David W. Delainey, a former chief executive of Enron North America, agreed to cooperate with federal prosecutors in exchange for the plea.

His indictment, handed up Wednesday and unsealed Thursday, alleges he sold $4.25 million worth of stock from January 2000 through January 2001 when he knew about internal scams to manipulate earnings and hide losses so Enron would appear financially robust.

“I was aware of material non-public information” during that time span, he softly told U.S. District Judge Kenneth Hoyt during a hearing in federal court in Houston.

Delainey agreed to pay $4.25 million, his profits from his admitted insider trading, to the Justice Department. In a separate deal, he agreed to pay $3.74 million to the Securities and Exchange Commission.
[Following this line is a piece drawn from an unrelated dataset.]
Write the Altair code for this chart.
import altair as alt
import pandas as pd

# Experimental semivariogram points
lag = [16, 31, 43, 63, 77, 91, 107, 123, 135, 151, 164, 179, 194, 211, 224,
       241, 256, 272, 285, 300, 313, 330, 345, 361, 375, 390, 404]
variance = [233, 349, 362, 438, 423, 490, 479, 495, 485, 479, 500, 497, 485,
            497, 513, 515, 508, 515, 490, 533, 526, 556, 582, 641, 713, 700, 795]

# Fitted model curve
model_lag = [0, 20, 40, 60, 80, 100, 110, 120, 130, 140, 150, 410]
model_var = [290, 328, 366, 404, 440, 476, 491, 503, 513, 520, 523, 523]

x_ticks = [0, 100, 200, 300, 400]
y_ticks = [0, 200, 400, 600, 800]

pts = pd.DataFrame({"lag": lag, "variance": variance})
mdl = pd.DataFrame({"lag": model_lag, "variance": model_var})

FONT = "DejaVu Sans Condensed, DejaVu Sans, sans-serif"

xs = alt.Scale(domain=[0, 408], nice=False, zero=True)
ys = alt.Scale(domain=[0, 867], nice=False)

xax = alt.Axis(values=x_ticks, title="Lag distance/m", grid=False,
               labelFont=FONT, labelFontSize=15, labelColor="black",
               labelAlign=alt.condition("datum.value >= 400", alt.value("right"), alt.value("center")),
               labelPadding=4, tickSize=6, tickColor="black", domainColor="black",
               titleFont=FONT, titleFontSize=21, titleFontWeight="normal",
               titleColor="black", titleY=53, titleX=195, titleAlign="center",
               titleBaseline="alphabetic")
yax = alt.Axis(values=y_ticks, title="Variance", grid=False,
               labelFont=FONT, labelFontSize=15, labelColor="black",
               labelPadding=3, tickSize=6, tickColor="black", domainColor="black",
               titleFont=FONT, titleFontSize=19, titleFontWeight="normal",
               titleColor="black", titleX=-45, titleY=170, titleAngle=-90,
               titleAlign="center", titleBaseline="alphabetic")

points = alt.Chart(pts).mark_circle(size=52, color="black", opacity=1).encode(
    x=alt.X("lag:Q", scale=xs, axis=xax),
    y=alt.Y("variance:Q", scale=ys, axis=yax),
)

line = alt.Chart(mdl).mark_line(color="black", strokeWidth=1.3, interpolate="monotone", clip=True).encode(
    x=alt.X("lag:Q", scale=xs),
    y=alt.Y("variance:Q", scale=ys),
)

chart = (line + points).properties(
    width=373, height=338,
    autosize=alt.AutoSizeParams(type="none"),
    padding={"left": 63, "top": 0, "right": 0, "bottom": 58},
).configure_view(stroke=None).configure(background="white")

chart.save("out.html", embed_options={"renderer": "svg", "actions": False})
He was freed on his own recognizance.

The indictment alleges that higher-than-expected profits from Enron North America, the company’s once-envied trading unit, were set aside to mask volatility so the unit would appear to grow smoothly, up to 20 percent each year.

Those reserves also were used to hide hundreds of millions of dollars in losses at Enron Energy Services, the company’s failed retail energy unit, and millions more in uncollectible receivables accumulated during the California power crisis of 2000 and 2001.
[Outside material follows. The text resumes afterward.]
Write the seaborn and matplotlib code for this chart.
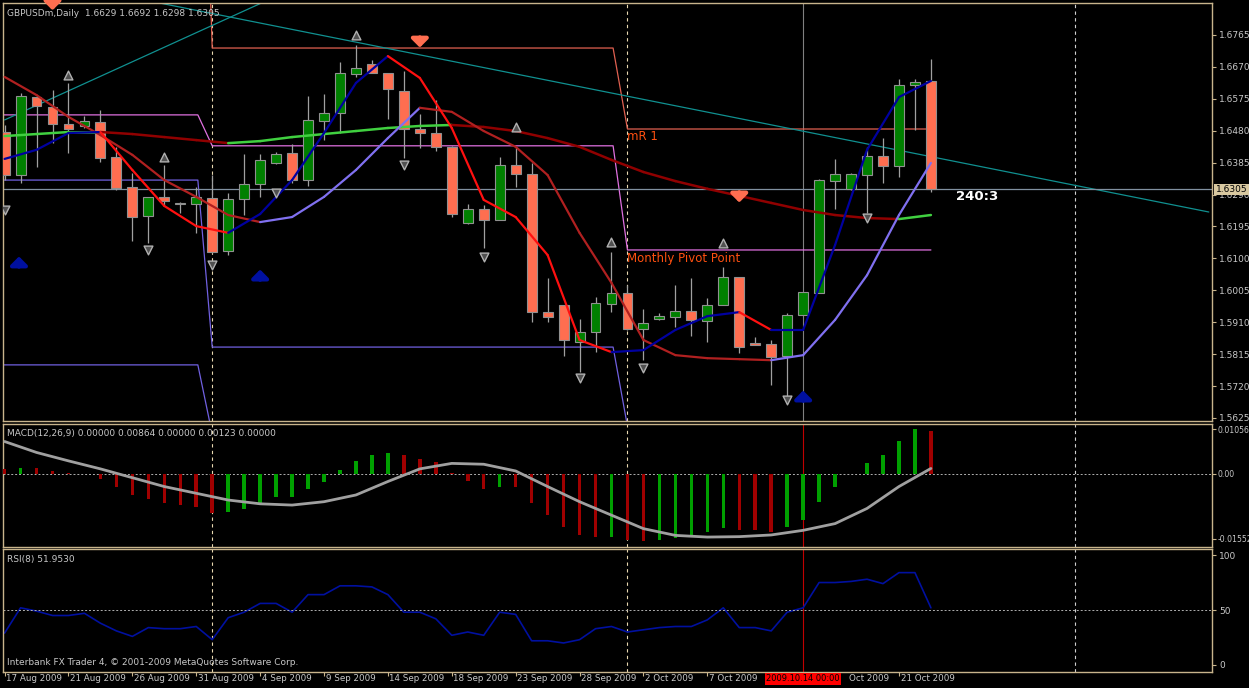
import numpy as np
import pandas as pd
import matplotlib
matplotlib.use("Agg")
import matplotlib.pyplot as plt
import seaborn as sns

sns.set_style("dark")
plt.rcParams['font.family'] = ['DejaVu Sans']

# ---------------- data ----------------
opens = [1.6476,1.6348,1.6580,1.6551,1.6500,1.6494,1.6506,1.6402,1.6313,1.6226,1.6283,1.6262,1.6262,1.6280,1.6122,
         1.6277,1.6321,1.6384,1.6414,1.6333,1.6509,1.6533,1.6649,1.6679,1.6652,1.6598,1.6485,1.6473,1.6432,1.6205,
         1.6247,1.6214,1.6378,1.6351,1.5940,1.5961,1.5851,1.5881,1.5964,1.5997,1.5890,1.5920,1.5925,1.5943,1.5914,
         1.5961,1.6045,1.5848,1.5845,1.5809,1.5931,1.5997,1.6330,1.6307,1.6348,1.6405,1.6375,1.6616,1.6629]
highs = [1.6497,1.6592,1.6586,1.6601,1.6622,1.6524,1.6542,1.6432,1.6354,1.6283,1.6378,1.6268,1.6313,1.6348,1.6295,
         1.6411,1.6411,1.6417,1.6441,1.6583,1.6589,1.6685,1.6735,1.6691,1.6652,1.6658,1.6530,1.6571,1.6435,1.6262,
         1.6259,1.6402,1.6432,1.6384,1.6042,1.5961,1.5920,1.5985,1.6119,1.6021,1.5949,1.5937,1.6021,1.6042,1.5982,
         1.6074,1.6045,1.5866,1.5857,1.5937,1.6000,1.6336,1.6396,1.6354,1.6432,1.6458,1.6634,1.6634,1.6692]
lows = [1.6333,1.6324,1.6372,1.6443,1.6414,1.6488,1.6387,1.6304,1.6152,1.6146,1.6259,1.6235,1.6176,1.6116,1.6110,
        1.6229,1.6283,1.6381,1.6324,1.6315,1.6452,1.6473,1.6640,1.6652,1.6515,1.6399,1.6429,1.6420,1.6223,1.6202,
        1.6131,1.6214,1.6313,1.5911,1.5911,1.5809,1.5762,1.5821,1.5940,1.5887,1.5797,1.5917,1.5896,1.5869,1.5851,
        1.5961,1.5818,1.5842,1.5723,1.5678,1.5931,1.5997,1.6247,1.6304,1.6235,1.6324,1.6342,1.6482,1.6298]
closes = [1.6348,1.6583,1.6554,1.6500,1.6485,1.6509,1.6399,1.6310,1.6223,1.6283,1.6271,1.6262,1.6283,1.6119,1.6277,
          1.6321,1.6393,1.6411,1.6333,1.6512,1.6533,1.6652,1.6667,1.6652,1.6604,1.6485,1.6473,1.6432,1.6232,1.6247,
          1.6214,1.6378,1.6351,1.5940,1.5925,1.5857,1.5881,1.5967,1.5997,1.5890,1.5908,1.5928,1.5943,1.5917,1.5961,
          1.6045,1.5836,1.5842,1.5806,1.5931,1.6000,1.6333,1.6351,1.6351,1.6405,1.6375,1.6616,1.6625,1.6305]

line_bars = list(range(0, 59, 2))
fast_line = [1.6396,1.6423,1.6473,1.6476,1.6363,1.6256,1.6196,1.6176,1.6232,1.6333,1.6473,1.6622,1.6702,1.6637,1.6488,
             1.6274,1.6223,1.6110,1.5857,1.5821,1.5827,1.5887,1.5928,1.5940,1.5887,1.5887,1.6140,1.6423,1.6580,1.6628]
slow_line = [1.6640,1.6586,1.6521,1.6467,1.6408,1.6333,1.6283,1.6229,1.6208,1.6223,1.6283,1.6363,1.6458,1.6548,1.6536,
             1.6479,1.6432,1.6348,1.6176,1.6027,1.5857,1.5812,1.5803,1.5800,1.5797,1.5812,1.5917,1.6050,1.6229,1.6384]
long_ma = [1.6464,1.6470,1.6476,1.6476,1.6470,1.6461,1.6452,1.6443,1.6449,1.6461,1.6470,1.6479,1.6488,1.6494,1.6497,
           1.6491,1.6479,1.6458,1.6432,1.6393,1.6357,1.6330,1.6307,1.6286,1.6265,1.6244,1.6229,1.6220,1.6217,1.6229]

macd_hist = [0.0010,0.0014,0.0012,0.0007,0.0002,0.0000,-0.0014,-0.0031,-0.0051,-0.0060,-0.0069,-0.0076,-0.0080,-0.0093,
             -0.0091,-0.0085,-0.0071,-0.0056,-0.0055,-0.0036,-0.0019,0.0008,0.0030,0.0044,0.0048,0.0044,0.0035,0.0028,
             0.0002,-0.0017,-0.0036,-0.0033,-0.0033,-0.0069,-0.0099,-0.0127,-0.0147,-0.0151,-0.0150,-0.0159,-0.0161,
             -0.0158,-0.0153,-0.0145,-0.0139,-0.0129,-0.0134,-0.0135,-0.0139,-0.0127,-0.0111,-0.0068,-0.0033,-0.0002,
             0.0026,0.0043,0.0078,0.0106,0.0100]
macd_signal = [0.0076,0.0050,0.0030,0.0011,-0.0010,-0.0031,-0.0047,-0.0063,-0.0072,-0.0075,-0.0067,-0.0051,-0.0019,
               0.0011,0.0024,0.0022,0.0006,-0.0031,-0.0067,-0.0099,-0.0131,-0.0147,-0.0151,-0.0150,-0.0146,-0.0135,
               -0.0119,-0.0083,-0.0031,0.0012]
rsi = [29,52,49,45,45,47,38,31,26,34,33,33,35,23,43,48,56,56,48,64,64,72,72,71,64,48,48,42,27,30,27,48,46,22,22,20,
       23,33,35,30,32,34,35,35,41,52,34,34,31,48,52,75,75,76,78,74,84,84,52]

date_ticks = [0,4,8,12,16,20,24,28,32,36,40,44,48,52,56]
date_labels = ["17 Aug 2009","21 Aug 2009","26 Aug 2009","31 Aug 2009","4 Sep 2009","9 Sep 2009","14 Sep 2009",
               "18 Sep 2009","23 Sep 2009","28 Sep 2009","2 Oct 2009","7 Oct 2009","","Oct 2009","21 Oct 2009"]
price_ticks = [1.6765,1.6670,1.6575,1.6480,1.6385,1.6290,1.6195,1.6100,1.6005,1.5910,1.5815,1.5720,1.5625]

# pivot steps: (bar, price)
mr1_x = [12.9,13.0,38.1,39.0,58.0];  mr1_y = [1.6869,1.6726,1.6726,1.6485,1.6485]
piv_x = [-1,12.1,13.0,38.1,39.0,58.0]; piv_y = [1.6527,1.6527,1.6435,1.6435,1.6125,1.6125]
s1_x = [-1,12.1,13.0,38.1,39.0];  s1_y = [1.6333,1.6333,1.5836,1.5836,1.5600]
s2_x = [-1,12.1,12.9];  s2_y = [1.5783,1.5783,1.5600]
trend1_x = [0,16.5]; trend1_y = [1.6512,1.6869]
trend2_x = [8.75,75.4]; trend2_y = [1.6869,1.6238]
up_fr_x = [4,10,22,32,38,45]; up_fr_y = [1.6646,1.6402,1.6765,1.6491,1.6149,1.6146]
dn_fr_x = [0,9,13,17,25,30,36,40,49,54]; dn_fr_y = [1.6244,1.6125,1.6080,1.6295,1.6378,1.6104,1.5744,1.5774,1.5678,1.6220]
blue_up_x = [0.9,16,50]; blue_up_y = [1.6089,1.6050,1.5690]
red_dn_x = [26,46,3]; red_dn_y = [1.6744,1.6283,1.6855]

# ---------------- figure ----------------
W, H = 1249, 688
fig = plt.figure(figsize=(W/100, H/100), dpi=100, facecolor='black')
def ax_at(x0, y0, x1, y1):
    a = fig.add_axes([x0/W, 1-y1/H, (x1-x0)/W, (y1-y0)/H])
    a.set_facecolor('black')
    for s in a.spines.values():
        s.set_color('#c8b48c'); s.set_linewidth(1)
    return a

XL = (-0.1, 75.6)
axm = ax_at(3, 3, 1212, 421)
axd = ax_at(3, 424, 1212, 547)
axr = ax_at(3, 549, 1212, 672)
for a in (axm, axd, axr):
    a.set_xlim(*XL)
    a.yaxis.tick_right()
    a.tick_params(axis='y', colors='#c8b48c', labelcolor='#c8c8c8', labelsize=6.5, length=3, pad=2)
    a.tick_params(axis='x', bottom=False, labelbottom=False)
    a.grid(False)
    a.axvline(50, color='#c00000' if a is not axm else '#808080', lw=0.8)
    for xv in (13.0, 39.0):
        a.axvline(xv, color='#e8d8b0', lw=0.8, ls=(0, (3, 3)))
    a.axvline(67, color='#d0d0d0', lw=0.8, ls=(0, (3, 3)))

# --- main panel ---
axm.set_ylim(1.5616, 1.6860)
axm.set_yticks(price_ticks)
axm.set_yticklabels([f"{p:.4f}" for p in price_ticks])

axm.plot(mr1_x, mr1_y, color='#e06050', lw=0.9)
axm.plot(piv_x, piv_y, color='#e070e0', lw=0.9)
axm.plot(s1_x, s1_y, color='#7060e0', lw=0.9)
axm.plot(s2_x, s2_y, color='#7060e0', lw=0.9)
axm.plot(trend1_x, trend1_y, color='#109090', lw=0.9)
axm.plot(trend2_x, trend2_y, color='#109090', lw=0.9)
axm.axhline(closes[-1], color='#8090a0', lw=0.9)

bars = np.arange(len(opens))
for i in bars:
    o, h, l, c = opens[i], highs[i], lows[i], closes[i]
    axm.vlines(i, l, h, color='#a0a0a0', lw=0.9, zorder=3)
    bull = c >= o
    lo, hi = min(o, c), max(o, c)
    axm.bar(i, max(hi-lo, 0.00015), bottom=lo, width=0.62,
            color='#008000' if bull else '#ff6e50', edgecolor='#909090', lw=0.8, zorder=4)

def colored(ax, xs, ys, up, dn, lw=1.6):
    for k in range(len(xs)-1):
        col = up if ys[k+1] >= ys[k] else dn
        ax.plot(xs[k:k+2], ys[k:k+2], color=col, lw=lw, zorder=5, solid_capstyle='round')

colored(axm, line_bars, long_ma, '#40d040', '#900000', 1.8)
colored(axm, line_bars, slow_line, '#8070f0', '#b02020', 1.6)
colored(axm, line_bars, fast_line, '#0000a0', '#ff1010', 1.6)

axm.scatter(up_fr_x, up_fr_y, marker='^', s=40, color='#505050', edgecolors='#b0b0b0', zorder=6)
axm.scatter(dn_fr_x, dn_fr_y, marker='v', s=40, color='#505050', edgecolors='#b0b0b0', zorder=6)
for x, y in zip(blue_up_x, blue_up_y):
    axm.annotate('', xy=(x, y+0.0025), xytext=(x, y-0.0022),
                 arrowprops=dict(arrowstyle='-|>,head_width=0.5,head_length=0.5', color='#0010a0', lw=3), zorder=7)
for x, y in zip(red_dn_x, red_dn_y):
    axm.annotate('', xy=(x, y-0.0025), xytext=(x, y+0.0022),
                 arrowprops=dict(arrowstyle='-|>,head_width=0.5,head_length=0.5', color='#ff6e50', lw=3), zorder=7)

axm.text(39.0, 1.6462, "mR 1", color='#ff5010', fontsize=8.5, va='center')
axm.text(39.0, 1.6100, "Monthly Pivot Point", color='#ff5010', fontsize=8.5, va='center')
axm.text(59.6, 1.6283, "240:3", color='white', fontsize=9.5, fontweight='bold', va='center')
axm.text(0.003, 0.985, "GBPUSDm,Daily  1.6629 1.6692 1.6298 1.6305", transform=axm.transAxes,
         color='#c8c8c8', fontsize=6.5, va='top')
axm.text(1.003, (closes[-1]-1.5616)/(1.6860-1.5616), f"{closes[-1]:.4f}", transform=axm.transAxes,
         color='black', fontsize=6.5, va='center', ha='left', zorder=10,
         bbox=dict(boxstyle='square,pad=0.15', fc='#d8c8a0', ec='none'))

# --- MACD panel ---
axd.set_ylim(-0.01746, 0.01176)
axd.set_yticks([0.01056, 0.0, -0.01552])
axd.set_yticklabels(["0.01056", "0.00", "-0.01552"])
axd.tick_params(axis='y', labelsize=5.6, pad=1)
hist_cols = ['#a00000'] + ['#00a000' if macd_hist[k] > macd_hist[k-1] else '#a00000' for k in range(1, len(macd_hist))]
axd.bar(bars, macd_hist, width=0.22, color=hist_cols, edgecolor='none', lw=0, zorder=3)
sns.lineplot(x=line_bars, y=macd_signal, ax=axd, color='#a0a0a0', lw=2, zorder=4)
axd.axhline(0, color='#b0b0b0', lw=0.7, ls=(0, (2, 2)))
axd.text(0.003, 0.96, "MACD(12,26,9) 0.00000 0.00864 0.00000 0.00123 0.00000", transform=axd.transAxes,
         color='#c8c8c8', fontsize=6.5, va='top')

# --- RSI panel ---
axr.set_ylim(-6.4, 105.5)
axr.set_yticks([0, 50, 100]); axr.set_yticklabels(["0", "50", "100"])
sns.lineplot(x=bars, y=rsi, ax=axr, color='#0010a0', lw=1.2)
axr.axhline(50, color='#b0b0b0', lw=0.7, ls=(0, (2, 2)))
axr.text(0.003, 0.95, "RSI(8) 51.9530", transform=axr.transAxes, color='#c8c8c8', fontsize=6.5, va='top')
axr.text(0.003, 0.04, "Interbank FX Trader 4, \u00a9 2001-2009 MetaQuotes Software Corp.", transform=axr.transAxes,
         color='#c8c8c8', fontsize=6.5, va='bottom')

# --- date axis ---
axr.set_xticks(date_ticks)
axr.tick_params(axis='x', bottom=True, labelbottom=False, colors='#c8b48c', length=3)
for t, lab in zip(date_ticks, date_labels):
    if lab:
        xpos = t + (0.9 if lab == "Oct 2009" else 0.1)
        axr.text(xpos, -0.02, lab, transform=axr.get_xaxis_transform(), color='#c8c8c8',
                 fontsize=6.3, va='top', ha='left')
axr.text(47.7, -0.02, "2009.10.14 00:00", transform=axr.get_xaxis_transform(), color='black',
         fontsize=6.0, va='top', ha='left', zorder=10,
         bbox=dict(boxstyle='square,pad=0.15', fc='#ff0000', ec='none'))

fig.savefig("out.png", dpi=100, facecolor='black')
Delainey ran the retail energy unit from February 2001 until he left the company in March 2002.

“This misuse of reserves in order to manipulate Enron’s earnings results was discussed and approved among Enron’s and Enron North America’s senior commercial and accounting managers,” the indictment said.

Prosecutors also allege:

  • Enron managers inflated values of assets to appear to have met earnings targets.
  • Managers used improper accounting methods to structure transactions to avoid booking losses and writedowns.
  • Managers manipulated accounting to hide losses on a 1997 contract to supply energy on demand to the Tennessee Valley Authority.

The indictment did not identify the other managers, and federal prosecutor Sam Buell of the Justice Department’s Enron Task Force declined to say who could be charged next.

“Enron company executives engaged in widespread and pervasive fraud to manipulate the company’s earnings results,” Buell said. “The events of today show the truth will come out about Enron and its collapse.”

John Dowd, Delainey’s Washington-based attorney, declined to comment.

During the fourth quarter of 2000, when prosecutors allege “Enron corporate management” ordered Enron North America to come up with $200 million to meet earnings objectives, Kenneth Lay was chief executive and chairman, Jeffrey Skilling was chief operating officer and Andrew Fastow was chief financial officer.

Lay and Skilling, who became chief executive in February 2001, have not been charged. Fastow is awaiting trial on nearly 100 counts of insider trading, money laundering, fraud, conspiracy and filing false tax forms. He has pleaded innocent and is free on bond.

The indictment refers to Skilling by his former title in a description of when Enron’s stock, which peaked at $90 per share in August 2000, began an irreversible slide when scandal gripped the company in the fall of 2001.

In August that year, Skilling — noted as “Enron’s CEO” in the indictment — abruptly resigned, citing personal reasons. Enron revealed massive third-quarter losses in mid-October. Investors fled in droves and the company went bankrupt and laid off thousands of employees six weeks later.

Delainey, a 37-year-old Canadian citizen, worked his way up Enron’s corporate ladder after joining its operations in Canada in 1994. He later was appointed chief executive officer of Enron North America and moved on to head Enron Energy Services.

In early March 2002, he donated $10,000 to the Ex-Enron Employee Relief Fund Account, one of several funds established to help laid-off Enron workers.

Separately Thursday, U.S. District Judge Werlein scheduled a June 14 trial in a conspiracy case against four former Merrill Lynch & Co. executives and two former Enron executives.

The six, who have pleaded innocent and are free on bond, are charged with conspiracy to falsify books for allegedly helping push through loan from the brokerage firm disguised as a sale of Nigerian barges in December 1999 so the company could appear to have met earnings targets. Two also are charged with perjury and obstruction for lying about the deal to investigators and a grand jury.